This study investigates the extent to which the performance of African-American businesses is determined by owner-manager's socio-economic attributes, by the business attributes, and by industry and regional characteristics. An extensive review of the literature shows that little attention has been paid to the effects of business conduct and strategies on the performance of African-American businesses. Nor have the effects of the various factors affecting African-American business performance been analyzed simultaneously.
Using the "organization-environment" analytical tradition as conceptual base, an alternate framework for analyzing business performance was developed. The basic proposition of the framework is that business performance is a function of the business' internal (organizational) factors, the factors characteristic of its external environment, and the interaction between these two groups. Two dimensions (output and growth) of the business performance concept were included as dependent variables in the framework. Structural equation modeling, estimated by Partial Least Squares technique, was used to test the validity of the proposed framework.
The findings support the proposition that factors in both the internal and external environments influence the performance of African-American businesses, with the internal environmental factors being the most important. Productive resource base and business conduct and strategies, conceived as making up the internal environment, exhibited the hypothesized positive relationships with performance. The most important factors in the internal environment are total assets, number of employees, introduction of new products/services, focusing on government for patronage, and obtaining financing from commercial banks.
Regarding the external environmental factors, industry characteristics, as a group, performed as expected and posted positive signs with performance.

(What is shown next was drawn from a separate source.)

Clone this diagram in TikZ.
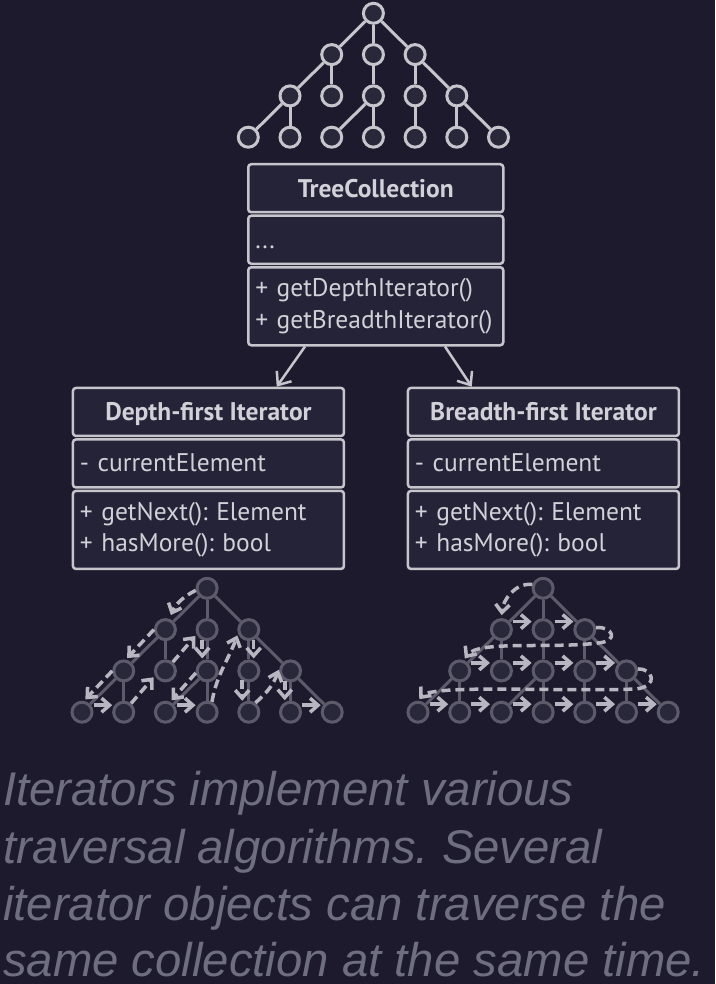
\documentclass[tikz,border=0pt]{standalone}
\usepackage{fontspec}
\usetikzlibrary{positioning,arrows.meta}
\newfontfamily\umlfont{PT Sans}
\newfontfamily\capfont{Liberation Sans}
\frenchspacing

\definecolor{bgcol}{HTML}{1C1A2C}
\definecolor{boxcol}{HTML}{252338}
\definecolor{linecol}{HTML}{C6C5CC}
\definecolor{txtcol}{HTML}{D2D1D8}
\definecolor{dimcol}{HTML}{5D5B6B}
\definecolor{dimfill}{HTML}{29273A}
\definecolor{walkcol}{HTML}{B8B6C1}
\definecolor{capcol}{HTML}{6F6D80}

\tikzset{
	bright node/.style={circle, draw=linecol, fill=dimfill, line width=3pt, minimum size=20pt, inner sep=0pt},
	bright edge/.style={draw=linecol, line width=3pt},
	dim node/.style={circle, draw=dimcol, fill=dimfill, line width=3pt, minimum size=20pt, inner sep=0pt},
	dim edge/.style={draw=dimcol, line width=3pt},
	compartment/.style={draw=linecol, fill=boxcol, line width=2.5pt, rounded corners=3pt, inner sep=0pt,
		text=txtcol, font=\umlfont\fontsize{25.5}{31.5}\selectfont},
	classname/.style={compartment, minimum height=48pt, text height=18pt, text depth=0pt,
		font=\umlfont\bfseries\fontsize{25.5}{30}\selectfont},
	fields/.style={compartment, minimum height=48pt, text width=#1, text height=17pt, text depth=0pt,
		align=left, inner xsep=7pt},
	methods/.style={compartment, minimum height=78pt, text width=#1, align=left, inner xsep=7pt},
	walk/.style={draw=walkcol, line width=3.5pt, dash pattern=on 9pt off 5pt,
		-{Straight Barb[length=8pt,width=14pt]}, shorten >=2pt},
	hop/.style={draw=walkcol, line width=3.5pt, -{Straight Barb[length=8pt,width=14pt]}},
	assoc/.style={draw=linecol, line width=2.5pt, -{Straight Barb[length=11pt,width=18pt]}},
	caption/.style={font=\capfont\itshape\fontsize{47.3}{57}\selectfont, text=capcol, inner sep=0pt, anchor=base west}
}

% #1 name prefix, #2 x of first column, #3 y of root, #4 look (bright/dim)
\newcommand{\drawtree}[4]{%
	\foreach \lvl/\cols in {0/{3}, 1/{2,3,4}, 2/{1,2,3,4,5}, 3/{0,1,2,3,4,5,6}}
		\foreach \col in \cols
			\node[#4 node] (#1-\lvl-\col) at ({#2+41.7*\col}, {#3+41.3*\lvl}) {};
	\foreach \from/\to in {0-3/1-2, 0-3/1-3, 0-3/1-4, 1-2/2-1, 1-2/2-2, 1-3/2-3, 1-4/2-4, 1-4/2-5,
			2-1/3-0, 2-1/3-1, 2-3/3-2, 2-3/3-3, 2-4/3-4, 2-5/3-5, 2-5/3-6}
		\draw[#4 edge] (#1-\from) -- (#1-\to);
}

\begin{document}
\begin{tikzpicture}[x=1pt, y=-1pt]
	\fill[bgcol] (0,0) rectangle (715,984);
	\useasboundingbox (0,0) rectangle (715,984);

	% collection tree
	\drawtree{t}{248.3}{13.3}{bright}

	% classes
	\node[classname, minimum width=255pt, anchor=north west] (tc) at (247,163) {TreeCollection};
	\node[fields=241pt, below=1pt of tc] (tcf) {...};
	\node[methods=241pt, below=1pt of tcf] (tcm) {+ getDepthIterator()\\+ getBreadthIterator()};

	\node[classname, minimum width=271pt, anchor=north west] (dfh) at (71.7,386.7) {Depth-first Iterator};
	\node[fields=257pt, below=1pt of dfh] (dff) {- currentElement};
	\node[methods=257pt, below=1pt of dff] (dfm) {+ getNext(): Element\\+ hasMore(): bool};

	\node[classname, minimum width=271pt, anchor=north west] (bfh) at (406.7,386.7) {Breadth-first Iterator};
	\node[fields=257pt, below=1pt of bfh] (bff) {- currentElement};
	\node[methods=257pt, below=1pt of bff] (bfm) {+ getNext(): Element\\+ hasMore(): bool};

	\draw[assoc] ([xshift=58pt]tcm.south west) -- ([xshift=205pt]dfh.north west);
	\draw[assoc] ([xshift=198pt]tcm.south west) -- ([xshift=65pt]bfh.north west);

	% depth-first walk
	\drawtree{d}{82}{588.3}{dim}
	\draw[walk, shorten >=4pt] (d-0-3.190) to[bend right=20] (d-1-2.70);
	\draw[walk] (d-1-2.180) -- (d-2-1.80);
	\draw[walk] (d-2-1.180) -- (d-3-0.80);
	\draw[hop] ([yshift=7pt]d-3-0.east) -- ([yshift=7pt]d-3-1.west);
	\draw[walk] (d-3-1.50) -- (d-2-2.205);
	\draw[walk] (d-2-2.50) -- (d-1-3.205);
	\draw[walk] (d-1-3.245) -- (d-2-3.115);
	\draw[walk] (d-2-3.190) -- (d-3-2.65);
	\draw[hop] ([yshift=7pt]d-3-2.east) -- ([yshift=7pt]d-3-3.west);
	\draw[walk] (d-3-3.65) to[out=80, in=250] (d-1-4.200);
	\draw[walk] (d-1-4.295) -- (d-2-4.65);
	\draw[walk] (d-2-4.235) -- (d-3-4.125);
	\draw[walk] (d-3-4.55) to[bend right=15] (d-2-5.165);
	\draw[walk] (d-2-5.240) -- (d-3-5.120);
	\draw[hop] ([yshift=7pt]d-3-5.east) -- ([yshift=7pt]d-3-6.west);

	% breadth-first walk
	\drawtree{b}{418}{588.3}{dim}
	\draw[walk, shorten >=3pt] (b-0-3.160) to[out=175, in=85] (b-1-2.north);
	\foreach \a/\b in {1-2/1-3, 1-3/1-4, 2-1/2-2, 2-2/2-3, 2-3/2-4, 2-4/2-5,
			3-0/3-1, 3-1/3-2, 3-2/3-3, 3-3/3-4, 3-4/3-5, 3-5/3-6}
		\draw[hop] ([yshift=8pt]b-\a.east) -- ([yshift=8pt]b-\b.west);
	\draw[walk] (b-1-4.10) .. controls (612,626) and (620,641) .. (598,643)
		.. controls (550,649) and (478,640) .. (b-2-1.70);
	\draw[walk] (b-2-5.10) .. controls (652,668) and (660,686) .. (636,689)
		.. controls (560,692) and (432,684) .. (b-3-0.north);

	% caption
	\node[caption] (cap1) at (3,805) {Iterators implement various};
	\node[caption] (cap2) at (3,863) {traversal algorithms. Several};
	\node[caption] (cap3) at (3,920) {iterator objects can traverse the};
	\node[caption] (cap4) at (3,976) {same collection at the same time.};
\end{tikzpicture}
\end{document}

Level of entry barriers, rivalry among industry members, and rate of product/process innovations are the most important industry characteristics. Regional characteristics, as a group, exhibited a negative relationship with performance. The most important regional factors, in a negative sense, are labor and capital availability.
The findings further suggest that the output and growth dimensions of business performance are driven by different forces. The output dimension is driven principally by the productive resource base, whereas the growth dimension is driven by business conduct and strategies.